▸ WRITTEN PROBLEM
The listing below must be repeated word for word, with its images excluded.
*** PROVIDED MATERIAL ***
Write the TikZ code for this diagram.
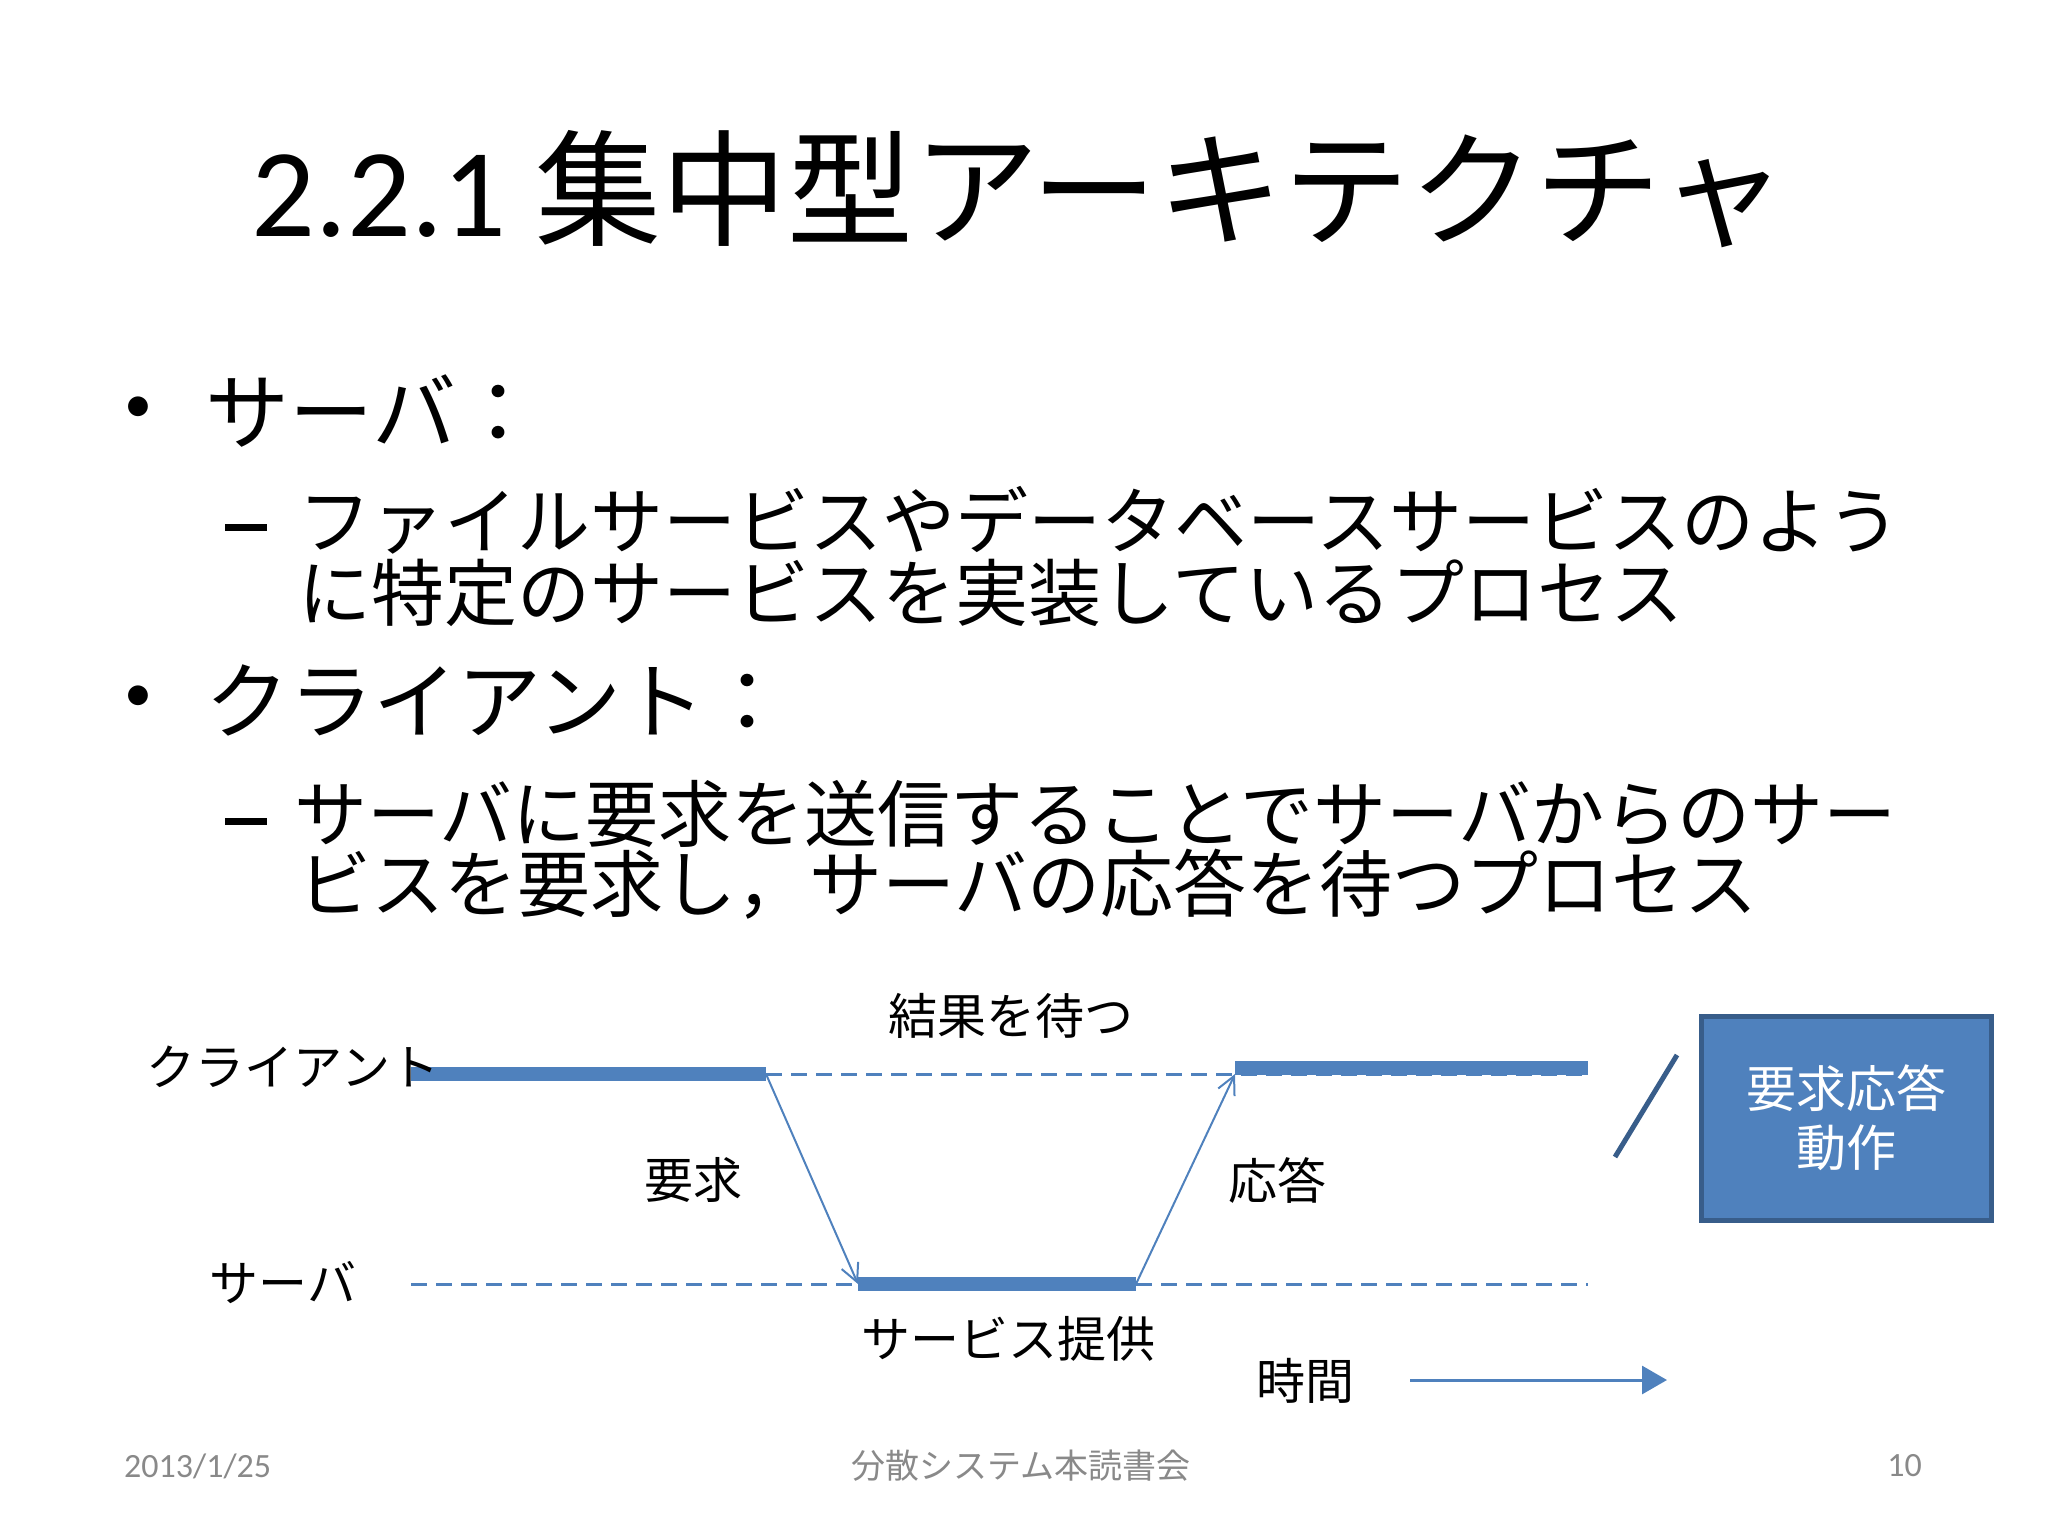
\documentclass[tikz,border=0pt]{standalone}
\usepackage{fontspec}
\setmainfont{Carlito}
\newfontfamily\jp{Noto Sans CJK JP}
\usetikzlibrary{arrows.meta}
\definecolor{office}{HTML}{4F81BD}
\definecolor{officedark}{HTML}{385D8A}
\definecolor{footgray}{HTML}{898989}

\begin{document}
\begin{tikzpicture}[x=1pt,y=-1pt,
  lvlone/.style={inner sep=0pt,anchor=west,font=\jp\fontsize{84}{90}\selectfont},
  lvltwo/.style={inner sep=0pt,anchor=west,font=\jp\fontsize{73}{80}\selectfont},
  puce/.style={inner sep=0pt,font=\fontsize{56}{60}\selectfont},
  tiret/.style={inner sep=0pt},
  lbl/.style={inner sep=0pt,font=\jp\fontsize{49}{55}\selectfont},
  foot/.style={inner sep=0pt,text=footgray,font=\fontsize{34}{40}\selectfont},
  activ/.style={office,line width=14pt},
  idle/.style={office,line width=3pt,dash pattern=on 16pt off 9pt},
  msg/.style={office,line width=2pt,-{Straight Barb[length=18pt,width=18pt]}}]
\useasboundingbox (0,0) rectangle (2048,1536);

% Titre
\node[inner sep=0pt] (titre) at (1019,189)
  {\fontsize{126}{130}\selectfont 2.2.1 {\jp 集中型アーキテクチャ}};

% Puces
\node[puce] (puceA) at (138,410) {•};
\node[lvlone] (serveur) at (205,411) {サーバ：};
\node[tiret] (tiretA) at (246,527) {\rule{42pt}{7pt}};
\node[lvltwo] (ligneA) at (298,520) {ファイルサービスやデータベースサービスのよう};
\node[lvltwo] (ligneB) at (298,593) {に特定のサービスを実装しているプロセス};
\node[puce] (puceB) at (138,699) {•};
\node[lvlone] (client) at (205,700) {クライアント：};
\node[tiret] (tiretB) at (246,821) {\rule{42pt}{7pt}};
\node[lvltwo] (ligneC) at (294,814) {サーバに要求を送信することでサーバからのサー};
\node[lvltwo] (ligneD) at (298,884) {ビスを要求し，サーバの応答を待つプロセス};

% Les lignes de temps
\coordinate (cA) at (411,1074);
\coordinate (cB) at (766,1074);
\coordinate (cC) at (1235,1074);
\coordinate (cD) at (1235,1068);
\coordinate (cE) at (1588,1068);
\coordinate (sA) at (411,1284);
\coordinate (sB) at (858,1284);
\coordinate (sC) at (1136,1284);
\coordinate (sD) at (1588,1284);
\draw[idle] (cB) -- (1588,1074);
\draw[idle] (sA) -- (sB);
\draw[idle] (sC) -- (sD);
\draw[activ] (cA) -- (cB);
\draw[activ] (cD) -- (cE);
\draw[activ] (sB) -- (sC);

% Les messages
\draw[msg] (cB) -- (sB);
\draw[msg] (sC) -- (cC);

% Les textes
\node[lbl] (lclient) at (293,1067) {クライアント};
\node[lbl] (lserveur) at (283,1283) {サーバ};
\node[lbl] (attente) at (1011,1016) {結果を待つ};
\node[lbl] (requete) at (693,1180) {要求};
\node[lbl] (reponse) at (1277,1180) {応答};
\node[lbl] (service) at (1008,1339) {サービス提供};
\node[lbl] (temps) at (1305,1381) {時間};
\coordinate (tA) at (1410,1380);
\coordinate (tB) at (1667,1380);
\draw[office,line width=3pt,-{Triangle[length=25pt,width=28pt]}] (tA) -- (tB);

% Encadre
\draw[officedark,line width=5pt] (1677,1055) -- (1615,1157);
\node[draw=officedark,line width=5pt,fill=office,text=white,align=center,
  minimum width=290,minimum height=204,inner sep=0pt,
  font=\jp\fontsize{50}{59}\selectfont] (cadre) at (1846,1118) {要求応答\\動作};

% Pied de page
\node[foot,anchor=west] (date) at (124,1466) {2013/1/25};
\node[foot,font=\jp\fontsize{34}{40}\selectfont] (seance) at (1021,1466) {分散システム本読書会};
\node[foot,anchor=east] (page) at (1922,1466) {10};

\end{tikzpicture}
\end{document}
***
▸ ANSWER TO THIS TASK
Write the TikZ code for this diagram.
\documentclass[tikz,border=0pt]{standalone}
\usepackage{fontspec}
\setmainfont{Carlito}
\newfontfamily\jp{Noto Sans CJK JP}
\usetikzlibrary{arrows.meta}
\definecolor{office}{HTML}{4F81BD}
\definecolor{officedark}{HTML}{385D8A}
\definecolor{footgray}{HTML}{898989}

\begin{document}
\begin{tikzpicture}[x=1pt,y=-1pt,
  lvlone/.style={inner sep=0pt,anchor=west,font=\jp\fontsize{84}{90}\selectfont},
  lvltwo/.style={inner sep=0pt,anchor=west,font=\jp\fontsize{73}{80}\selectfont},
  puce/.style={inner sep=0pt,font=\fontsize{56}{60}\selectfont},
  tiret/.style={inner sep=0pt},
  lbl/.style={inner sep=0pt,font=\jp\fontsize{49}{55}\selectfont},
  foot/.style={inner sep=0pt,text=footgray,font=\fontsize{34}{40}\selectfont},
  activ/.style={office,line width=14pt},
  idle/.style={office,line width=3pt,dash pattern=on 16pt off 9pt},
  msg/.style={office,line width=2pt,-{Straight Barb[length=18pt,width=18pt]}}]
\useasboundingbox (0,0) rectangle (2048,1536);

% Titre
\node[inner sep=0pt] (titre) at (1019,189)
  {\fontsize{126}{130}\selectfont 2.2.1 {\jp 集中型アーキテクチャ}};

% Puces
\node[puce] (puceA) at (138,410) {•};
\node[lvlone] (serveur) at (205,411) {サーバ：};
\node[tiret] (tiretA) at (246,527) {\rule{42pt}{7pt}};
\node[lvltwo] (ligneA) at (298,520) {ファイルサービスやデータベースサービスのよう};
\node[lvltwo] (ligneB) at (298,593) {に特定のサービスを実装しているプロセス};
\node[puce] (puceB) at (138,699) {•};
\node[lvlone] (client) at (205,700) {クライアント：};
\node[tiret] (tiretB) at (246,821) {\rule{42pt}{7pt}};
\node[lvltwo] (ligneC) at (294,814) {サーバに要求を送信することでサーバからのサー};
\node[lvltwo] (ligneD) at (298,884) {ビスを要求し，サーバの応答を待つプロセス};

% Les lignes de temps
\coordinate (cA) at (411,1074);
\coordinate (cB) at (766,1074);
\coordinate (cC) at (1235,1074);
\coordinate (cD) at (1235,1068);
\coordinate (cE) at (1588,1068);
\coordinate (sA) at (411,1284);
\coordinate (sB) at (858,1284);
\coordinate (sC) at (1136,1284);
\coordinate (sD) at (1588,1284);
\draw[idle] (cB) -- (1588,1074);
\draw[idle] (sA) -- (sB);
\draw[idle] (sC) -- (sD);
\draw[activ] (cA) -- (cB);
\draw[activ] (cD) -- (cE);
\draw[activ] (sB) -- (sC);

% Les messages
\draw[msg] (cB) -- (sB);
\draw[msg] (sC) -- (cC);

% Les textes
\node[lbl] (lclient) at (293,1067) {クライアント};
\node[lbl] (lserveur) at (283,1283) {サーバ};
\node[lbl] (attente) at (1011,1016) {結果を待つ};
\node[lbl] (requete) at (693,1180) {要求};
\node[lbl] (reponse) at (1277,1180) {応答};
\node[lbl] (service) at (1008,1339) {サービス提供};
\node[lbl] (temps) at (1305,1381) {時間};
\coordinate (tA) at (1410,1380);
\coordinate (tB) at (1667,1380);
\draw[office,line width=3pt,-{Triangle[length=25pt,width=28pt]}] (tA) -- (tB);

% Encadre
\draw[officedark,line width=5pt] (1677,1055) -- (1615,1157);
\node[draw=officedark,line width=5pt,fill=office,text=white,align=center,
  minimum width=290,minimum height=204,inner sep=0pt,
  font=\jp\fontsize{50}{59}\selectfont] (cadre) at (1846,1118) {要求応答\\動作};

% Pied de page
\node[foot,anchor=west] (date) at (124,1466) {2013/1/25};
\node[foot,font=\jp\fontsize{34}{40}\selectfont] (seance) at (1021,1466) {分散システム本読書会};
\node[foot,anchor=east] (page) at (1922,1466) {10};

\end{tikzpicture}
\end{document}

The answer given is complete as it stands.